I ristoratori: dalle sagre concorrenza sleale

Il presidente Moresco, dopo l’intossicazione alla Ganzega di Mori, rilancia anche l’allarme sicurezza alimentare: «Norme sanitarie non sempre rispettate»


di Giancarlo Rudari


ROVERETO. Per carità, il volontariato che si impegna per organizzare feste e sagre paesane è apprezzabile e non si discute. Ma per favore, «non improvvisatevi ristoratori senza averne né i requisiti né le capacità. Perché questa è concorrenza sleale». E come se non bastasse, visto il recente episodio di salmonella con l’intossicazione di 120 persone che hanno partecipato alla cena a base di bue alla Ganzega di Mori, «non sempre ci si attiene alle norme igieniche che riguardano la preparazione e la somministrazione di cibi e bevande». Prende spunto da questo episodio Danilo Moresco, presidente dell’Associazione ristoratori del Trentino per lanciare (ancora una volta) un appello «per una maggiore equità e maggiore attenzione agli eventi come sagre e feste paesane a differenza di esercizi pubblici come ristoranti, alberghi e bar per i quali i controlli sono molto rigorosi».

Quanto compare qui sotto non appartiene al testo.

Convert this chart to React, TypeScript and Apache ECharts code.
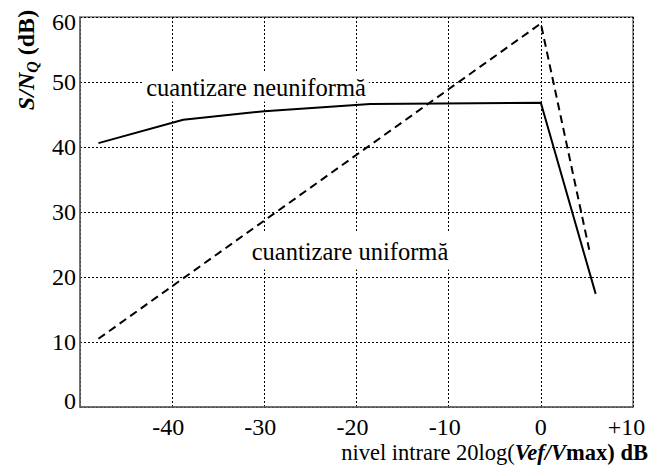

«La nostra Associazione - dichiara Moresco - da anni si batte a difesa dei ristoranti trentini affinché non siano vittime di concorrenza sleale da parte di chi si improvvisa ristoratore senza averne né i requisiti né le capacità. Nel caso delle feste paesane, le sagre e le fiere, che riteniamo comunque un valore turistico, occorre che in presenza di preparazione e somministrazione di alimenti vi sia l’attenta e scrupolosa osservanza di tutti gli obblighi ai quali sono tenuti gli esercizi pubblici. Ciò garantisce, in primo luogo, la sicurezza dei clienti/visitatori circa la salubrità dei pasti consumati e, inoltre, tutela il regime di libera concorrenza assicurando regole uguali per tutti coloro che esercitano l’attività di ristorazione».

Insomma, per i pasti al di fuori dei circuiti regolamentati da norme rigorose, «la salute dei cittadini è a rischio: professionalità, conoscenza e competenza sono requisiti che devono essere richiesti anche in situazioni dove l’organizzazione è affidata al lavoro volontario. Altrimenti assistiamo a casi incresciosi come quello verificatosi durante una sagra paesana in una località della Vallagarina oppure, a fine agosto, dopo una festa nella Piana Rotaliana. Massimo rispetto a chi impiega il proprio tempo libero a favore della propria comunità ma ciò non deve avvenire né a discapito della salute e della qualità del prodotto né a danno di imprese e lavoratori del settore della ristorazione, già provati in questa fase da un pesante calo dei consumi delle famiglie. Non ci si può, ripeto, improvvisare ristoratori» sostiene Moresco.

Che ricorda come «in molti casi feste e sagre paesane, dietro qualche scusa di rievocazioni o presunte tradizioni, sono diventate un vero e proprio business, ulteriormente avvantaggiato da una tassazione assolutamente più favorevole rispetto a quella che grava sulle imprese».

Moresco commenta anche la richiesta di verificare la responsabilità dell’accaduto: «In un’impresa della ristorazione - spiega - in caso di anomalie o problemi, è facilmente individuabile la causa... In questo caso, invece, fin da subito è stato chiaro che non vi era la possibilità di individuare con certezza le responsabilità dell’accaduto, facendo emergere l’effettiva disorganizzazione – ed i conseguenti possibili rischi – di questo tipo di eventi. Non è possibile - conclude Moresco - che vi sia questa sperequazione tra chi (i ristoratori) viene già minuziosamente e scrupolosamente controllato e chi (per feste e sagre) può permettersi di non rispettare neanche le più elementari norme igieniche».